Repeat exactly the lines running from the first line of the data to the line containing "ax = fig.add_axes([0.1154, 0.115, 0.787, 0.814])", both ends included, and nothing else; drop the pictures.
··· DATASET CONTENT
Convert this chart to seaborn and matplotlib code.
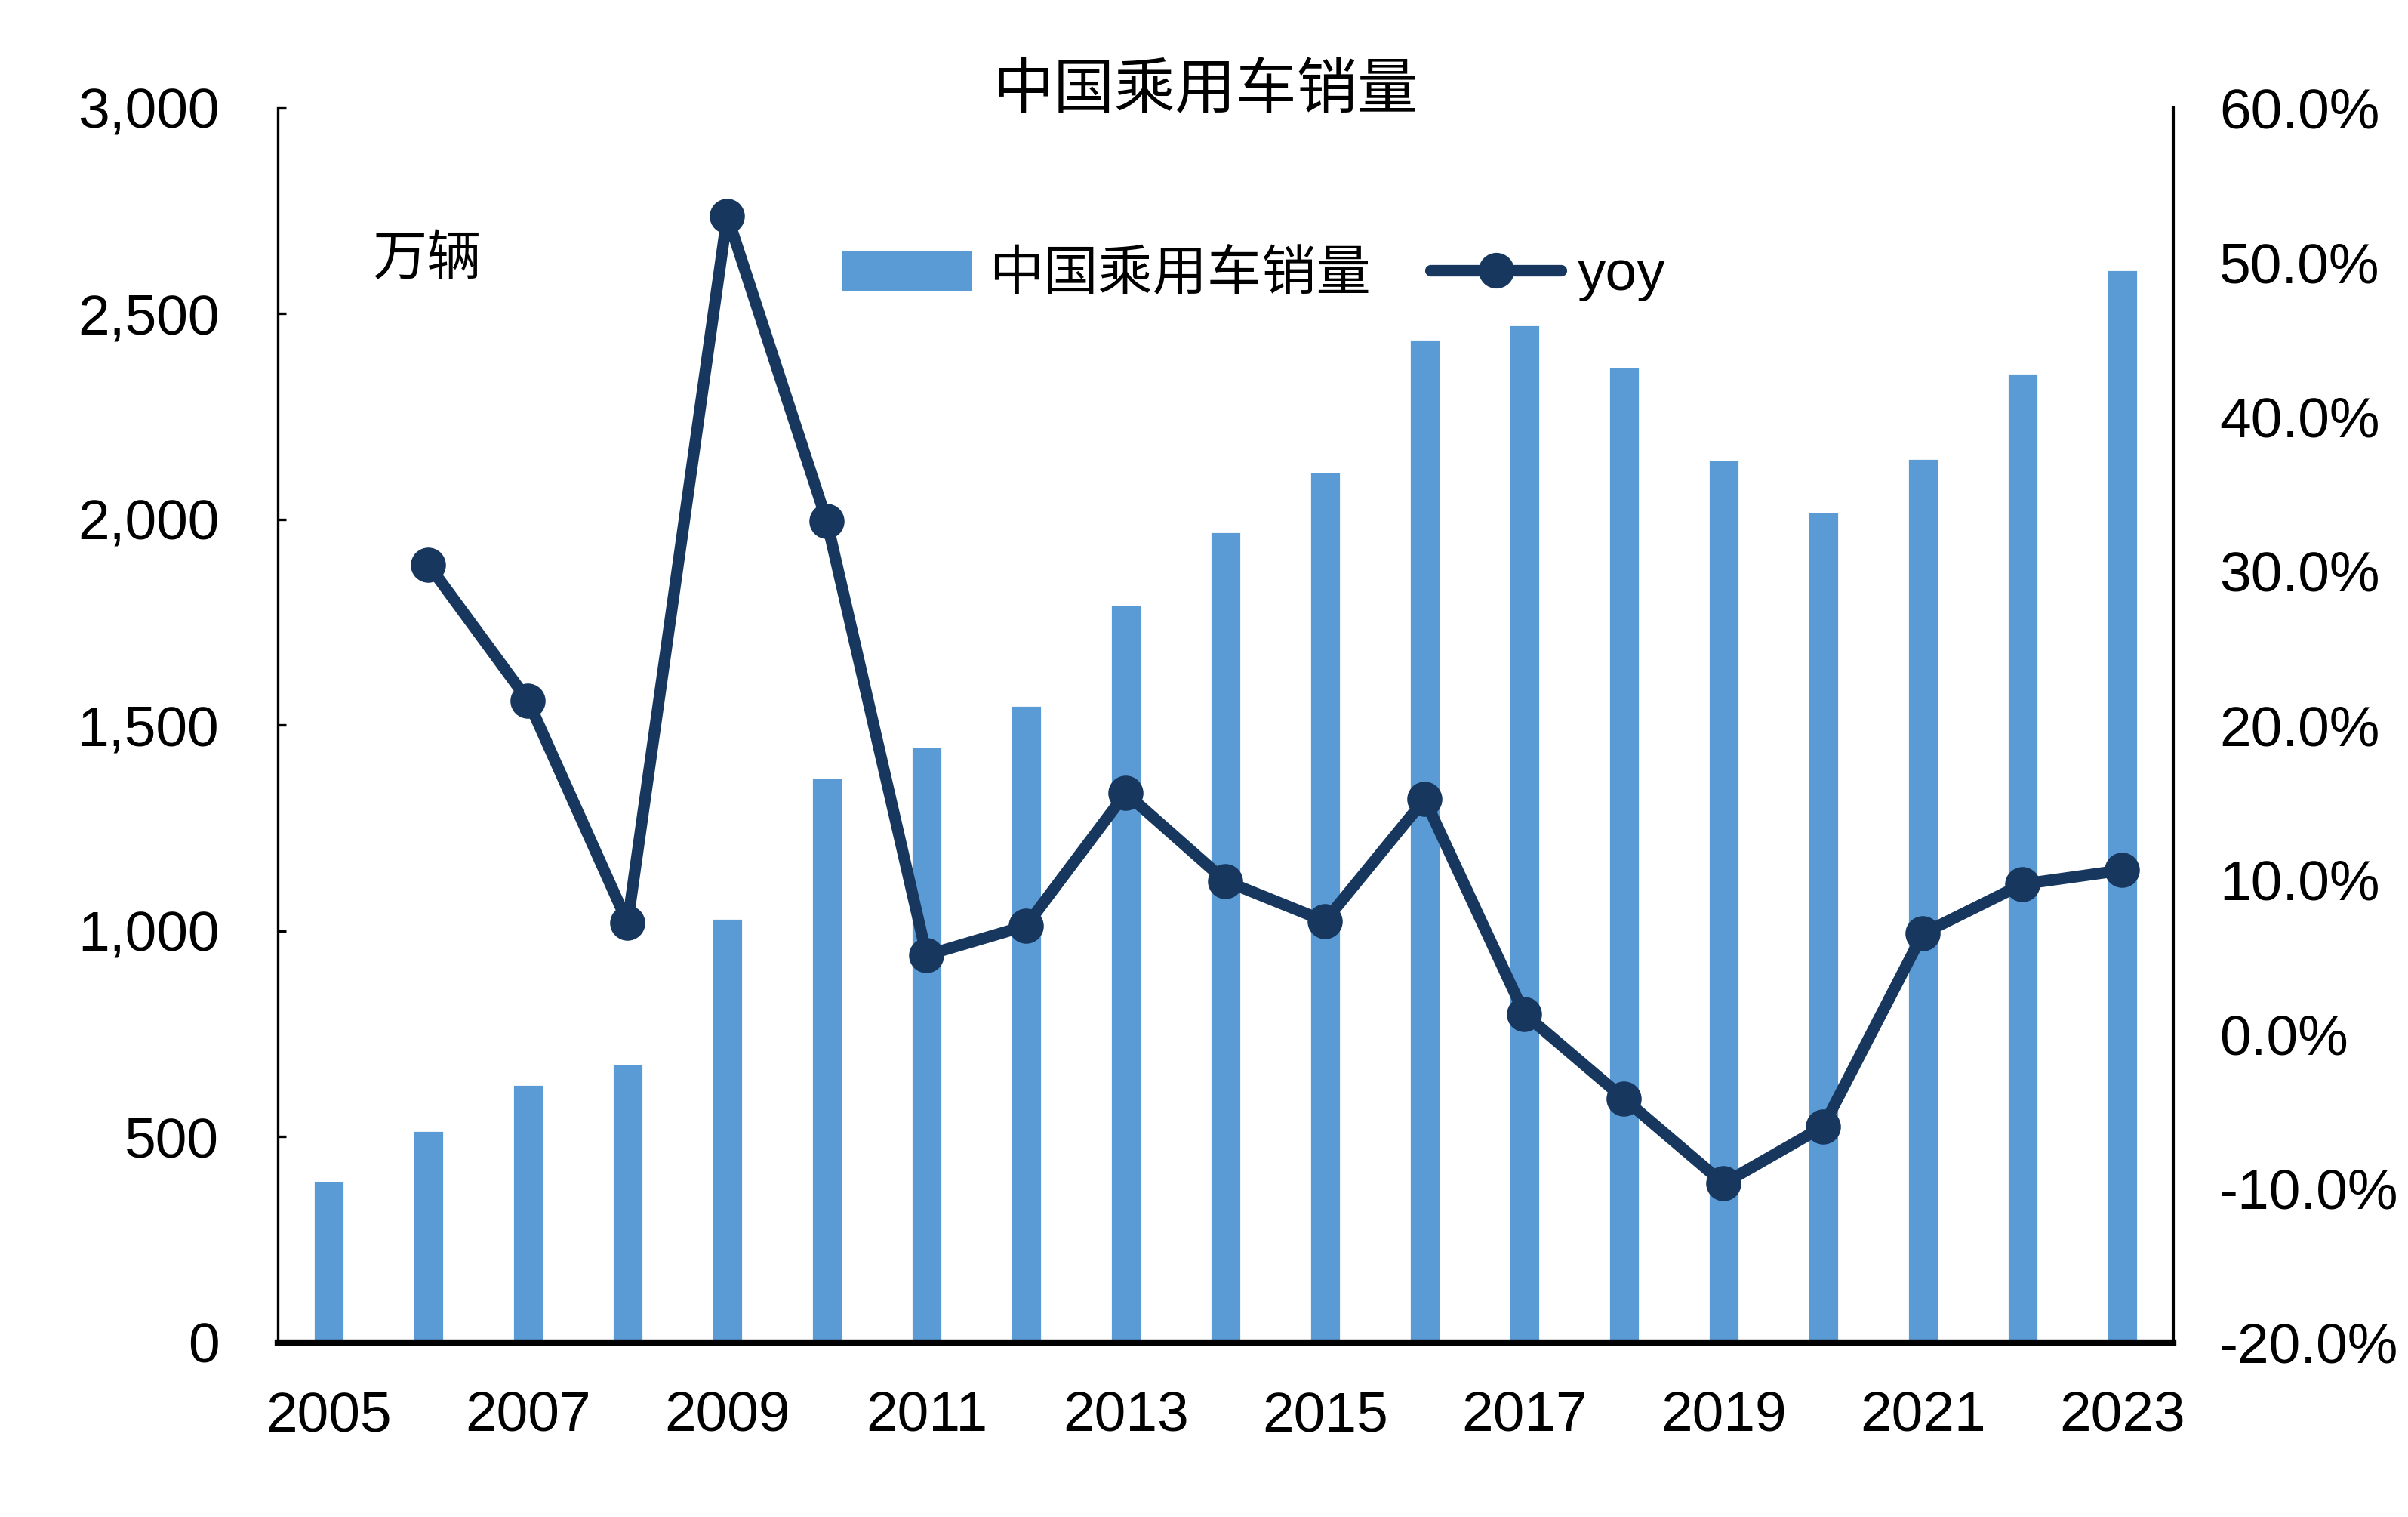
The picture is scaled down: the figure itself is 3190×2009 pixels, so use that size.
import numpy as np
import pandas as pd
import matplotlib
matplotlib.use("Agg")
import matplotlib.pyplot as plt
import seaborn as sns
from matplotlib.ticker import FuncFormatter, FixedLocator
from matplotlib.patches import Patch
from matplotlib.lines import Line2D

# ---- data ----
years = list(range(2005, 2024))
sales = [393, 516, 628, 676, 1031, 1373, 1447, 1549, 1793, 1970, 2115, 2438, 2472, 2371,
         2144, 2018, 2148, 2356, 2606]          # 万辆
yoy = [np.nan, 30.4, 21.6, 7.2, 53.0, 33.2, 5.1, 7.0, 15.6, 9.9, 7.3, 15.2, 1.3, -4.2,
       -9.7, -6.0, 6.5, 9.7, 10.6]              # %

title = "中国乘用车销量"
bar_label = "中国乘用车销量"
line_label = "yoy"
unit_label = "万辆"

bar_color = "#5B9BD5"
line_color = "#17375E"

df = pd.DataFrame({"year": years, "sales": sales, "yoy": yoy})

sns.set_style("white", {"text.color": "black", "axes.labelcolor": "black",
                        "xtick.color": "black", "ytick.color": "black",
                        "axes.edgecolor": "black"})
plt.rcParams["font.family"] = ["Liberation Sans", "Noto Sans CJK SC", "DejaVu Sans"]
cjk = ["Noto Sans CJK SC", "DejaVu Sans"]

fig = plt.figure(figsize=(15.95, 10.045), dpi=200)
ax = fig.add_axes([0.1154, 0.115, 0.787, 0.814])

sns.barplot(data=df, x="year", y="sales", native_scale=True, color=bar_color,
            saturation=1, width=0.31, ax=ax)
ax.set_xlim(2004.49, 2023.51)
ax.set_ylim(0, 3000)
ax.yaxis.set_major_locator(FixedLocator(np.arange(0, 3001, 500)))
ax.yaxis.set_major_formatter(FuncFormatter(lambda v, p: f"{v:,.0f}"))
ax.xaxis.set_major_locator(FixedLocator(years[::2]))
ax.xaxis.set_major_formatter(FuncFormatter(lambda v, p: f"{int(round(v))}"))
ax.set_xlabel("")
ax.set_ylabel("")

ax2 = ax.twinx()
sns.lineplot(data=df.dropna(), x="year", y="yoy", color=line_color, linewidth=5.5,
             marker="o", markersize=16, markeredgecolor=line_color, ax=ax2)
ax2.set_ylim(-20, 60)
ax2.yaxis.set_major_locator(FixedLocator(np.arange(-20, 61, 10)))
ax2.yaxis.set_major_formatter(FuncFormatter(lambda v, p: f"{v:.1f}%"))
ax2.set_ylabel("")
ax2.set_xlim(2004.49, 2023.51)

for a in (ax, ax2):
    a.spines["top"].set_visible(False)
    a.grid(False)
ax.spines["left"].set_linewidth(1.2)
ax.spines["bottom"].set_linewidth(3)
ax.spines["right"].set_visible(False)
ax2.spines["left"].set_visible(False)
ax2.spines["bottom"].set_visible(False)
ax2.spines["right"].set_linewidth(1.5)
for a in (ax, ax2):
    for s in a.spines.values():
        s.set_color("black")

ax.tick_params(axis="y", direction="in", length=4, width=1.2, labelsize=27, pad=28,
               colors="black")
ax.tick_params(axis="x", length=0, labelsize=27, pad=23, colors="black")
ax2.tick_params(axis="y", length=0, labelsize=27, pad=22, colors="black")

# title and unit
fig.text(0.5006, 0.941, title, ha="center", va="center", fontsize=29, family=cjk,
         fontweight="light", color="black")
ax.text(0.05, 0.877, unit_label, transform=ax.transAxes, ha="left", va="center",
        fontsize=26, family=cjk, fontweight="light", color="black")

handles = [Patch(facecolor=bar_color, edgecolor="none"),
           Line2D([], [], color=line_color, linewidth=5.5, marker="o", markersize=16)]
leg = fig.legend(handles, [bar_label, line_label], loc="center left",
                 bbox_to_anchor=(0.3495, 0.819), ncol=2, frameon=False,
                 prop={"family": cjk, "size": 26, "weight": "light"}, handlelength=2.4,
                 handleheight=0.75, columnspacing=1.1, handletextpad=0.3,
                 borderpad=0, borderaxespad=0, labelcolor="black")
leg.get_texts()[1].set_family(["Liberation Sans", "DejaVu Sans"])
leg.get_texts()[1].set_fontsize(27)

fig.savefig("out.png", dpi=200)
······
▶ REPLY TO THE TASK:
Convert this chart to seaborn and matplotlib code.
The picture is scaled down: the figure itself is 3190×2009 pixels, so use that size.
import numpy as np
import pandas as pd
import matplotlib
matplotlib.use("Agg")
import matplotlib.pyplot as plt
import seaborn as sns
from matplotlib.ticker import FuncFormatter, FixedLocator
from matplotlib.patches import Patch
from matplotlib.lines import Line2D

# ---- data ----
years = list(range(2005, 2024))
sales = [393, 516, 628, 676, 1031, 1373, 1447, 1549, 1793, 1970, 2115, 2438, 2472, 2371,
         2144, 2018, 2148, 2356, 2606]          # 万辆
yoy = [np.nan, 30.4, 21.6, 7.2, 53.0, 33.2, 5.1, 7.0, 15.6, 9.9, 7.3, 15.2, 1.3, -4.2,
       -9.7, -6.0, 6.5, 9.7, 10.6]              # %

title = "中国乘用车销量"
bar_label = "中国乘用车销量"
line_label = "yoy"
unit_label = "万辆"

bar_color = "#5B9BD5"
line_color = "#17375E"

df = pd.DataFrame({"year": years, "sales": sales, "yoy": yoy})

sns.set_style("white", {"text.color": "black", "axes.labelcolor": "black",
                        "xtick.color": "black", "ytick.color": "black",
                        "axes.edgecolor": "black"})
plt.rcParams["font.family"] = ["Liberation Sans", "Noto Sans CJK SC", "DejaVu Sans"]
cjk = ["Noto Sans CJK SC", "DejaVu Sans"]

fig = plt.figure(figsize=(15.95, 10.045), dpi=200)
ax = fig.add_axes([0.1154, 0.115, 0.787, 0.814])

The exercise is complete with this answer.